GIVEN EXERCISE> Write out every line exactly, from the start of the records below to the line with "4.478, 4.485, 4.49]", and stop there. Don't write out the pictures.
- - - -
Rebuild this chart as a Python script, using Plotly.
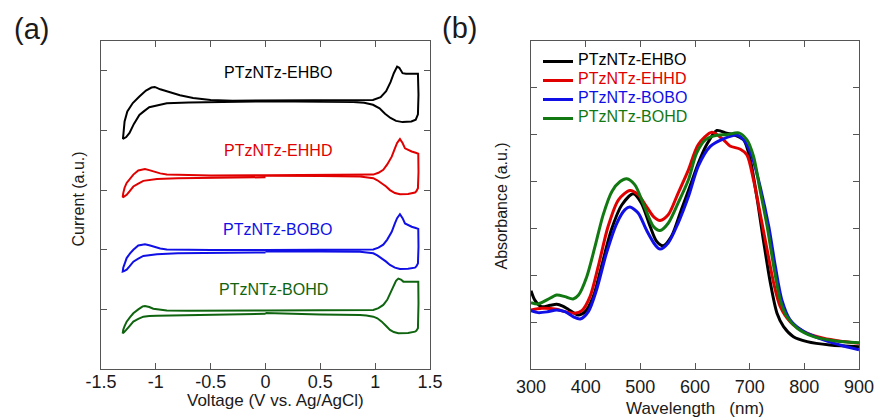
import plotly.graph_objects as go

# ---------------- (a) Cyclic voltammetry ----------------
cv_names = ["PTzNTz-EHBO", "PTzNTz-EHHD", "PTzNTz-BOBO", "PTzNTz-BOHD"]
cv_colors = ["#000000", "#e00000", "#1010e6", "#0f640f"]

v_ehbo = [0, -0.5, -0.7, -0.9, -1.0, -1.06, -1.11, -1.15, -1.2, -1.24, -1.27, -1.30,
          -1.295, -1.285, -1.26, -1.21, -1.15, -1.09, -1.04, -1.01, -0.96, -0.88, -0.78, -0.66, -0.5, -0.3,
          0, 0.5, 0.85, 0.98, 1.05, 1.10, 1.14, 1.17, 1.20, 1.22, 1.25, 1.28, 1.39,
          1.395, 1.39, 1.37, 1.33, 1.25, 1.19, 1.14, 1.09, 1.04, 0.98, 0.9, 0.8, 0.5, 0]
i_ehbo = [4.49, 4.478, 4.47, 4.455, 4.42, 4.39, 4.32, 4.26, 4.11, 3.96, 3.89, 3.86,
          3.95, 4.15, 4.32, 4.46, 4.57, 4.67, 4.72, 4.73, 4.69, 4.64, 4.59, 4.545, 4.51, 4.50,
          4.50, 4.50, 4.50, 4.51, 4.56, 4.66, 4.81, 4.96, 5.07, 5.05, 4.96, 4.95, 4.95,
          4.6, 4.27, 4.18, 4.15, 4.14, 4.16, 4.21, 4.28, 4.37, 4.43, 4.465, 4.478, 4.485, 4.49]

v_ehhd = [0, -0.5, -0.8, -0.99, -1.06, -1.114, -1.16, -1.205, -1.24, -1.266, -1.29, -1.302,
          -1.297, -1.285, -1.266, -1.235, -1.205, -1.16, -1.12, -1.099, -1.06, -1.023, -0.96, -0.9, -0.7, -0.5,
          0, 0.5, 0.9, 0.983, 1.03, 1.074, 1.11, 1.151, 1.18, 1.2, 1.226, 1.25, 1.272, 1.30, 1.333, 1.37, 1.393,
          1.395, 1.39, 1.375, 1.363, 1.3, 1.226, 1.18, 1.135, 1.1, 1.06, 1.02, 0.983, 0.92, 0.862, 0.5, 0]
i_ehhd = [3.215, 3.21, 3.20, 3.184, 3.17, 3.155, 3.11, 3.06, 2.98, 2.92, 2.89, 2.88,
          2.95, 3.04, 3.12, 3.20, 3.26, 3.33, 3.35, 3.352, 3.335, 3.31, 3.28, 3.262, 3.25, 3.245,
          3.25, 3.255, 3.256, 3.26, 3.29, 3.34, 3.43, 3.56, 3.70, 3.79, 3.855, 3.79, 3.70, 3.67, 3.647, 3.625, 3.61,
          3.3, 3.03, 2.98, 2.96, 2.935, 2.93, 2.95, 3.00, 3.06, 3.117, 3.165, 3.20, 3.22, 3.228, 3.235, 3.24]

v_bobo = [0, -0.5, -0.8, -0.99, -1.06, -1.114, -1.16, -1.205, -1.24, -1.266, -1.29, -1.302,
          -1.297, -1.285, -1.266, -1.235, -1.205, -1.16, -1.12, -1.099, -1.06, -1.023, -0.96, -0.9, -0.7, -0.5,
          0, 0.5, 0.9, 0.983, 1.03, 1.074, 1.11, 1.151, 1.18, 1.2, 1.226, 1.25, 1.272, 1.30, 1.333, 1.37, 1.393,
          1.395, 1.39, 1.375, 1.363, 1.3, 1.226, 1.18, 1.135, 1.1, 1.06, 1.02, 0.983, 0.92, 0.862, 0.5, 0]
i_bobo = [1.955, 1.95, 1.94, 1.925, 1.91, 1.895, 1.85, 1.80, 1.72, 1.665, 1.64, 1.633,
          1.70, 1.78, 1.86, 1.94, 2.00, 2.07, 2.09, 2.093, 2.075, 2.05, 2.02, 2.005, 1.998, 1.995,
          1.997, 1.998, 2.0, 2.005, 2.035, 2.085, 2.17, 2.30, 2.44, 2.53, 2.596, 2.53, 2.44, 2.41, 2.385, 2.365, 2.35,
          2.05, 1.77, 1.72, 1.70, 1.682, 1.678, 1.70, 1.745, 1.80, 1.86, 1.905, 1.94, 1.96, 1.968, 1.97, 1.97]

v_bohd = [0, -0.5, -0.8, -0.99, -1.06, -1.114, -1.16, -1.205, -1.24, -1.266, -1.29, -1.302,
          -1.297, -1.285, -1.266, -1.235, -1.205, -1.16, -1.12, -1.099, -1.06, -1.023, -0.96, -0.9, -0.7, -0.5,
          0, 0.5, 0.9, 0.983, 1.03, 1.074, 1.11, 1.135, 1.165, 1.19, 1.211, 1.235, 1.257, 1.3, 1.393,
          1.395, 1.39, 1.375, 1.363, 1.3, 1.211, 1.17, 1.135, 1.1, 1.06, 1.02, 0.983, 0.92, 0.862, 0.5, 0]
i_bohd = [0.925, 0.915, 0.905, 0.895, 0.888, 0.878, 0.84, 0.794, 0.72, 0.655, 0.615, 0.599,
          0.66, 0.72, 0.794, 0.87, 0.935, 1.0, 1.05, 1.057, 1.04, 1.01, 0.99, 0.98, 0.977, 0.975,
          0.98, 0.985, 0.988, 0.99, 1.02, 1.074, 1.16, 1.27, 1.40, 1.48, 1.516, 1.50, 1.465, 1.465, 1.465,
          1.1, 0.683, 0.64, 0.626, 0.605, 0.599, 0.62, 0.655, 0.72, 0.794, 0.85, 0.878, 0.897, 0.906, 0.915, 0.94]

cv_label_x = [0.111, 0.111, 0.113, 0.077]
cv_label_y = [4.973, 3.667, 2.333, 1.334]

cv_x_ticks = [-1.5, -1, -0.5, 0, 0.5, 1, 1.5]
cv_x_text = ["-1.5", "-1", "-0.5", "0", "0.5", "1", "1.5"]
cv_y_ticks = [1, 2, 3, 4, 5]

# ---------------- (b) UV-vis absorption ----------------
abs_names = ["PTzNTz-EHBO", "PTzNTz-EHHD", "PTzNTz-BOBO", "PTzNTz-BOHD"]
abs_colors = ["#000000", "#e00000", "#1010e6", "#127812"]

wl_ehbo = [300, 307, 319, 335, 347, 358, 368, 386, 399, 414, 429, 447, 466, 487, 502, 518, 530, 542, 557,
           575, 594, 606, 622, 640, 658, 671, 689, 701, 713, 725, 738, 750, 762, 780, 805, 847, 900]
a_ehbo = [1.67, 1.47, 1.33, 1.36, 1.38, 1.34, 1.275, 1.154, 1.225, 1.545, 2.19, 2.97, 3.5, 3.74, 3.54, 3.04,
          2.72, 2.63, 2.83, 3.4, 4.0, 4.39, 4.8, 5.09, 5.03, 5.0, 4.89, 4.47, 3.68, 2.76, 1.83, 1.19, 0.905,
          0.69, 0.585, 0.513, 0.477]

wl_ehhd = [300, 320, 347, 362, 380, 393, 408, 423, 441, 460, 481, 496, 511, 525, 536, 551, 569, 588, 606,
           631, 652, 664, 683, 695, 707, 719, 732, 744, 756, 774, 799, 835, 872, 900]
a_ehhd = [1.26, 1.297, 1.275, 1.225, 1.19, 1.246, 1.545, 2.19, 3.04, 3.61, 3.81, 3.72, 3.47, 3.24, 3.17,
          3.29, 3.75, 4.25, 4.79, 5.05, 4.89, 4.76, 4.69, 4.57, 4.04, 3.33, 2.54, 1.83, 1.33, 1.01, 0.80,
          0.655, 0.585, 0.55]

wl_bobo = [300, 313, 330, 347, 362, 377, 390, 405, 420, 438, 457, 472, 481, 496, 511, 527, 536, 551, 569,
           588, 606, 628, 652, 677, 689, 704, 719, 735, 747, 759, 774, 799, 835, 872, 900]
a_bobo = [1.246, 1.203, 1.22, 1.26, 1.225, 1.118, 1.068, 1.225, 1.69, 2.47, 3.11, 3.40, 3.455, 3.33, 2.97,
          2.65, 2.56, 2.69, 3.11, 3.68, 4.33, 4.75, 4.91, 4.99, 4.89, 4.54, 3.9, 3.04, 2.19, 1.47, 1.05, 0.80,
          0.62, 0.49, 0.41]

wl_bohd = [300, 313, 330, 347, 362, 377, 387, 402, 417, 432, 448, 463, 475, 490, 505, 524, 536, 551, 569,
           588, 603, 620, 640, 658, 680, 695, 707, 719, 732, 744, 756, 768, 787, 817, 854, 900]
a_bohd = [1.417, 1.389, 1.48, 1.58, 1.545, 1.496, 1.58, 1.97, 2.61, 3.29, 3.79, 4.0, 4.06, 3.93, 3.54, 3.04,
          2.955, 3.11, 3.54, 4.04, 4.61, 4.9, 4.99, 5.0, 5.04, 4.89, 4.54, 3.82, 3.04, 2.19, 1.47, 1.12, 0.87,
          0.69, 0.605, 0.56]

abs_x_ticks = [300, 400, 500, 600, 700, 800, 900]
abs_y_ticks = [1, 2, 3, 4, 5, 6]

FONT = "Liberation Sans, Arial, sans-serif"
TXT = "#1a1a1a"
FRAME = "#555555"

fig = go.Figure()

cv_v = [v_ehbo, v_ehhd, v_bobo, v_bohd]
cv_i = [i_ehbo, i_ehhd, i_bobo, i_bohd]
for n, c, xs, ys in zip(cv_names, cv_colors, cv_v, cv_i):
    fig.add_trace(go.Scatter(x=xs, y=ys, mode="lines", line=dict(color=c, width=2),
                             showlegend=False, name=n, xaxis="x", yaxis="y"))

ab_w = [wl_ehbo, wl_ehhd, wl_bobo, wl_bohd]
ab_a = [a_ehbo, a_ehhd, a_bobo, a_bohd]
for n, c, xs, ys in zip(abs_names, abs_colors, ab_w, ab_a):
    fig.add_trace(go.Scatter(x=xs, y=ys, mode="lines",
                             line=dict(color=c, width=3, shape="spline", smoothing=0.8),
                             name="<span style='color:%s;font-size:16px'>%s</span>" % (c, n),
                             xaxis="x2", yaxis="y2"))

for n, c, lx, ly in zip(cv_names, cv_colors, cv_label_x, cv_label_y):
    fig.add_annotation(x=lx, y=ly, xref="x", yref="y", text=n, showarrow=False,
                       font=dict(family=FONT, size=16, color=c), xanchor="center", yanchor="middle")

axis_common = dict(showline=True, linecolor=FRAME, linewidth=1, mirror="ticks", ticks="inside",
                   ticklen=6, tickcolor=FRAME, tickwidth=1, showgrid=False, zeroline=False,
                   tickfont=dict(family=FONT, size=18, color=TXT))

H = 418.0
W = 875.0
ydom = [1 - 369 / H, 1 - 41 / H]

fig.update_layout(
    width=875, height=418,
    margin=dict(l=0, r=0, t=0, b=0, autoexpand=False),
    paper_bgcolor="white", plot_bgcolor="white",
    font=dict(family=FONT, color=TXT),
    xaxis=dict(domain=[101 / W, 430 / W], range=[-1.5, 1.5], tickvals=cv_x_ticks, ticktext=cv_x_text,
               anchor="y", ticklabelstandoff=-4, **axis_common),
    yaxis=dict(domain=ydom, range=[0, 5.5], tickvals=cv_y_ticks, showticklabels=False,
               anchor="x", **axis_common),
    xaxis2=dict(domain=[531 / W, 859 / W], range=[300, 900], tickvals=abs_x_ticks,
                anchor="y2", ticklabelstandoff=1, **axis_common),
    yaxis2=dict(domain=ydom, range=[0, 7], tickvals=abs_y_ticks, showticklabels=False,
                anchor="x2", **axis_common),
    legend=dict(x=538 / W, y=1 - 47 / H, xanchor="left", yanchor="top",
                font=dict(family=FONT, size=10), bgcolor="rgba(0,0,0,0)", borderwidth=0,
                tracegroupgap=0),
)

annots = [
    dict(text="Voltage (V vs. Ag/AgCl)", x=275 / W, y=1 - 400 / H, size=17, angle=0),
    dict(text="Wavelength\u00a0\u00a0 (nm)", x=695 / W, y=1 - 408 / H, size=17, angle=0),
    dict(text="Current (a.u.)", x=77.5 / W, y=1 - 199 / H, size=16, angle=-90),
    dict(text="Absorbance (a.u.)", x=501 / W, y=1 - 206.5 / H, size=16, angle=-90),
    dict(text="(a)", x=31 / W, y=1 - 29 / H, size=29, angle=0),
    dict(text="(b)", x=459.5 / W, y=1 - 28 / H, size=29, angle=0),
]
for a in annots:
    fig.add_annotation(text=a["text"], x=a["x"], y=a["y"], xref="paper", yref="paper",
                       showarrow=False, textangle=a["angle"], xanchor="center", yanchor="middle",
                       font=dict(family=FONT, size=a["size"], color=TXT))

fig.write_html("out.html")
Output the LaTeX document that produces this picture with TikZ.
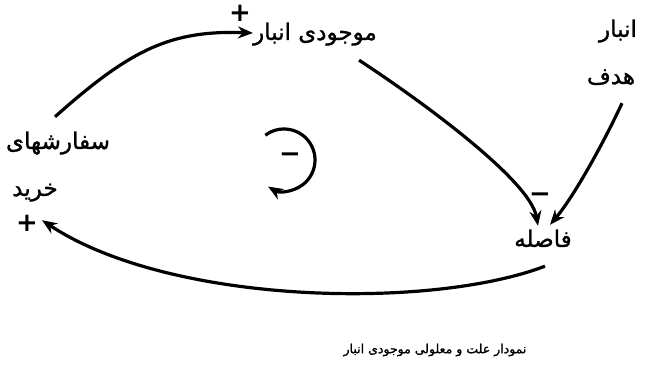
\documentclass[tikz,border=0pt]{standalone}
\usepackage{fontspec}
\usetikzlibrary{arrows.meta,calc}
\TeXXeTstate=1
\newfontfamily\arabicfont[Script=Arabic,FakeBold=1.2]{DejaVu Sans}
\newfontfamily\signfont{DejaVu Sans}
\tikzset{
  lbl/.style={font=\arabicfont\fontsize{23}{26}\selectfont, inner sep=2pt, text height=12pt, text depth=4pt},
  captionlbl/.style={font=\arabicfont\fontsize{12.5}{14}\selectfont, inner sep=2pt},
  sgn/.style={font=\signfont\bfseries\fontsize{26}{26}\selectfont, inner sep=0pt},
  arr/.style={line width=3.2pt, -{Stealth[length=15pt,width=12pt]}}
}
\begin{document}
\begin{tikzpicture}[x=1pt,y=1pt]
\useasboundingbox (0,0) rectangle (649,370);
% variable nodes
\node[lbl] (mojudi) at (315,334) {\beginR موجودی انبار\endR};
\node[lbl] (anbar) at (618,337) {\beginR انبار\endR};
\node[lbl] (hadaf) at (611,290) {\beginR هدف\endR};
\node[lbl] (sefA) at (58,225) {\beginR سفارشهای\endR};
\node[lbl] (sefB) at (35,178) {\beginR خرید\endR};
\node[lbl] (faseleh) at (543,127) {\beginR فاصله\endR};
\node[captionlbl] (caption) at (435,20) {\beginR نمودار علت و معلولی موجودی انبار\endR};
% polarity signs
\node[sgn] (p1) at (240,357) {+};
\node[sgn] (m1) at (540,172) {−};
\node[sgn] (p2) at (27,147) {+};
\node[sgn] (mloop) at (290,212) {−};
% connectors
\draw[arr] ($(sefA.north)+(-3,18)$) .. controls (130,320) and (170,340) .. ($(mojudi.west)+(2,3)$);
\draw[arr] ($(mojudi.south east)+(-20,-14)$) .. controls (420,270) and (530,190) .. ($(faseleh.north)+(-5,7)$);
\draw[arr] ($(hadaf.south)+(11,-13)$) .. controls (605,230) and (575,175) .. ($(faseleh.north)+(7,8)$);
\draw[arr] ($(faseleh.south)+(2,-13)$) .. controls (430,60) and (170,65) .. ($(sefB.south)+(7,-18)$);
% loop
\coordinate (lc) at (284,210);
\draw[arr] ($(lc)+(127:31)$) arc[start angle=127, end angle=-121, radius=31];
\end{tikzpicture}
\end{document}
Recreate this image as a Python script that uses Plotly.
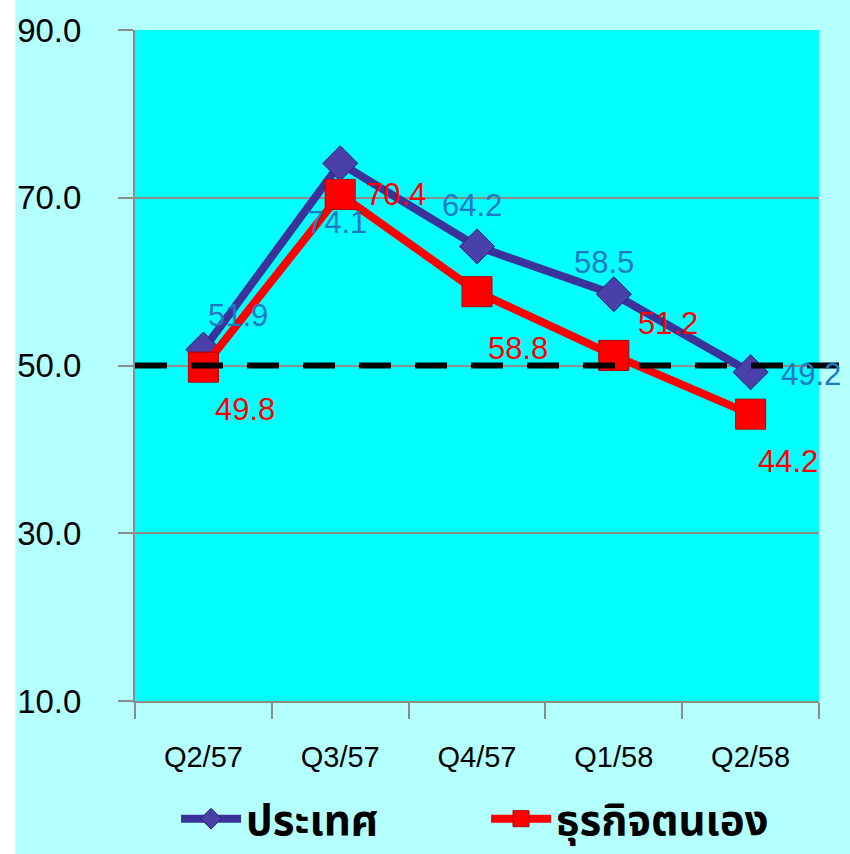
import plotly.graph_objects as go

# Data
quarters = ["Q2/57", "Q3/57", "Q4/57", "Q1/58", "Q2/58"]
country = [51.9, 74.1, 64.2, 58.5, 49.2]
own_business = [49.8, 70.4, 58.8, 51.2, 44.2]
y_ticks = [10, 30, 50, 70, 90]
threshold = 50

# Label offsets (pixels) so the numbers sit where the original put them
country_shift = [(35, 34), (-3, -59), (-5, 41), (-10, 32), (60, -2)]
own_shift = [(42, -42), (56, 0), (41, -57), (54, 32), (37, -47)]

BLUE_LINE = "#3b3399"
BLUE_MARK = "#4a40aa"
BLUE_TEXT = "#1f78c1"
RED = "#ff0000"

fig = go.Figure()

fig.add_trace(go.Scatter(
    x=quarters,
    y=country,
    name="<b>ประเทศ</b>",
    mode="lines+markers",
    line=dict(color=BLUE_LINE, width=8),
    marker=dict(symbol="diamond", size=27, color=BLUE_MARK,
                line=dict(color="#2a2378", width=1)),
))

fig.add_trace(go.Scatter(
    x=quarters,
    y=own_business,
    name="<b>ธุรกิจตนเอง</b>",
    mode="lines+markers",
    line=dict(color=RED, width=8),
    marker=dict(symbol="square", size=30, color=RED,
                line=dict(color="#b00000", width=1)),
))

# Data labels
for q, v, (dx, dy) in zip(quarters, country, country_shift):
    fig.add_annotation(x=q, y=v, text=f"{v:.1f}", showarrow=False,
                       xshift=dx, yshift=dy,
                       font=dict(size=31, color=BLUE_TEXT, family="Arial, Liberation Sans"))
for q, v, (dx, dy) in zip(quarters, own_business, own_shift):
    fig.add_annotation(x=q, y=v, text=f"{v:.1f}", showarrow=False,
                       xshift=dx, yshift=dy,
                       font=dict(size=31, color=RED, family="Arial, Liberation Sans"))

# Dashed reference line at 50, runs a bit past the plot edge
fig.add_shape(type="line", xref="paper", yref="y",
              x0=0, x1=1.03, y0=threshold, y1=threshold,
              line=dict(color="black", width=6, dash="32px,24px"))

# White strip at the far left of the picture
fig.add_shape(type="rect", xref="paper", yref="paper",
              x0=-0.2, x1=-0.175, y0=-0.3, y1=1.1,
              fillcolor="white", line=dict(width=0), layer="below")

fig.update_layout(
    width=850,
    height=854,
    paper_bgcolor="#b4ffff",
    plot_bgcolor="#00ffff",
    margin=dict(l=135, r=31, t=30, b=153, autoexpand=False),
    showlegend=True,
    legend=dict(
        orientation="h",
        x=0.06, xanchor="left",
        y=-0.125, yanchor="top",
        font=dict(size=42, color="black", family="Tahoma, Noto Sans Thai, sans-serif"),
        bgcolor="rgba(0,0,0,0)",
        itemwidth=60,
        entrywidthmode="pixels",
        entrywidth=235,
    ),
    xaxis=dict(
        type="category",
        range=[-0.5, 4.5],
        tickson="boundaries",
        ticks="outside",
        ticklen=16,
        tickcolor="#8c8c8c",
        tickwidth=2,
        showline=True,
        linecolor="#8c8c8c",
        linewidth=2,
        showgrid=False,
        ticklabelstandoff=29,
        tickfont=dict(size=29, color="black", family="Liberation Sans Narrow, Arial Narrow, Arial"),
    ),
    yaxis=dict(
        range=[10, 90],
        tickvals=y_ticks,
        tickformat=".1f",
        ticks="outside",
        ticklen=15,
        tickcolor="#8c8c8c",
        tickwidth=2,
        showline=True,
        linecolor="#8c8c8c",
        linewidth=2,
        showgrid=True,
        gridcolor="#8c8c8c",
        gridwidth=2,
        zeroline=False,
        ticklabelstandoff=30,
        tickfont=dict(size=33, color="black", family="Arial, Liberation Sans"),
    ),
)

fig.write_html("out.html", config={"displayModeBar": False},
               post_script="document.body.style.margin='0';")
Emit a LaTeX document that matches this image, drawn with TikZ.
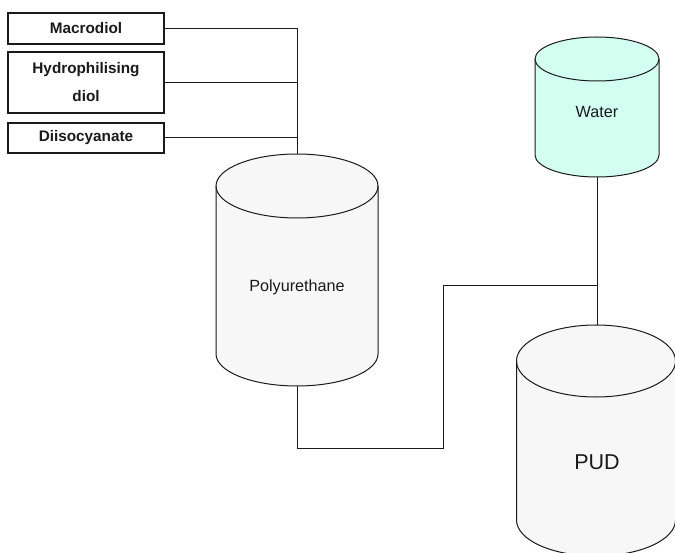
\documentclass[tikz,border=0pt]{standalone}
\usepackage{fontspec}
\setmainfont{Liberation Sans}
\definecolor{inkc}{HTML}{1A1A1A}
\definecolor{drumgray}{HTML}{F7F7F7}
\definecolor{watercyan}{HTML}{D2FFF0}
% drum: centre x, top-ellipse centre y, bottom-ellipse centre y, rx (pt), ry (pt), fill
\newcommand\drum[6]{%
  \filldraw[drumline, fill=#6] (#1-#4,#2) -- (#1-#4,#3) arc[start angle=180, end angle=360, x radius=#4pt, y radius=#5pt]
    -- (#1+#4,#2) arc[start angle=0, end angle=180, x radius=#4pt, y radius=#5pt] -- cycle;
  \draw[drumline] (#1-#4,#2) arc[start angle=180, end angle=360, x radius=#4pt, y radius=#5pt];
}
\begin{document}
\begin{tikzpicture}[x=1pt, y=-1pt,
  feedbox/.style={draw=inkc, line width=1.3pt, minimum width=156pt, inner sep=0pt,
    font=\fontsize{15.3}{28}\selectfont\bfseries, text=inkc, align=center},
  drumline/.style={draw=inkc, line width=1pt},
  pipe/.style={draw=inkc, line width=1pt},
  drumlabel/.style={font=\fontsize{16.2}{18}\selectfont, text=inkc}]
\useasboundingbox (0,0) rectangle (675,553);
\clip (0,0) rectangle (675,553);

% feed boxes
\node[feedbox, minimum height=31pt] (macro) at (86,28.5) {Macrodiol};
\node[feedbox, minimum height=61pt] (hydro) at (86,82.5) {Hydrophilising\\diol};
\node[feedbox, minimum height=30pt] (diiso) at (86,138) {Diisocyanate};

% vessels
\drum{297}{186}{354}{81}{32}{drumgray}
\drum{597}{59}{155}{62}{22}{watercyan}
\drum{596}{361}{520}{79.5}{36}{drumgray}

\node[drumlabel] (pu) at (297,287) {Polyurethane};
\node[drumlabel] (water) at (597,112) {Water};
\node[drumlabel, font=\fontsize{21.5}{24}\selectfont] (pud) at (597,462) {PUD};

% connection points
\coordinate (puTop) at (297,154);
\coordinate (puBot) at (297,386);
\coordinate (waterBot) at (597,177);
\coordinate (pudTop) at (597,325);
\coordinate (jA) at (443,448);
\coordinate (jB) at (597,286);

% piping
\draw[pipe] (macro.east) -| (puTop);
\draw[pipe] (hydro.east) -- (hydro.east -| puTop);
\draw[pipe] (diiso.east) -- (diiso.east -| puTop);
\draw[pipe] (puBot) |- (jA) |- (jB);
\draw[pipe] (waterBot) -- (pudTop);
\end{tikzpicture}
\end{document}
- - - -
RESPONSE>
Rebuild this chart as a Python script, using Plotly.
import plotly.graph_objects as go

# ---------------- (a) Cyclic voltammetry ----------------
cv_names = ["PTzNTz-EHBO", "PTzNTz-EHHD", "PTzNTz-BOBO", "PTzNTz-BOHD"]
cv_colors = ["#000000", "#e00000", "#1010e6", "#0f640f"]

v_ehbo = [0, -0.5, -0.7, -0.9, -1.0, -1.06, -1.11, -1.15, -1.2, -1.24, -1.27, -1.30,
          -1.295, -1.285, -1.26, -1.21, -1.15, -1.09, -1.04, -1.01, -0.96, -0.88, -0.78, -0.66, -0.5, -0.3,
          0, 0.5, 0.85, 0.98, 1.05, 1.10, 1.14, 1.17, 1.20, 1.22, 1.25, 1.28, 1.39,
          1.395, 1.39, 1.37, 1.33, 1.25, 1.19, 1.14, 1.09, 1.04, 0.98, 0.9, 0.8, 0.5, 0]
i_ehbo = [4.49, 4.478, 4.47, 4.455, 4.42, 4.39, 4.32, 4.26, 4.11, 3.96, 3.89, 3.86,
          3.95, 4.15, 4.32, 4.46, 4.57, 4.67, 4.72, 4.73, 4.69, 4.64, 4.59, 4.545, 4.51, 4.50,
          4.50, 4.50, 4.50, 4.51, 4.56, 4.66, 4.81, 4.96, 5.07, 5.05, 4.96, 4.95, 4.95,
          4.6, 4.27, 4.18, 4.15, 4.14, 4.16, 4.21, 4.28, 4.37, 4.43, 4.465, 4.478, 4.485, 4.49]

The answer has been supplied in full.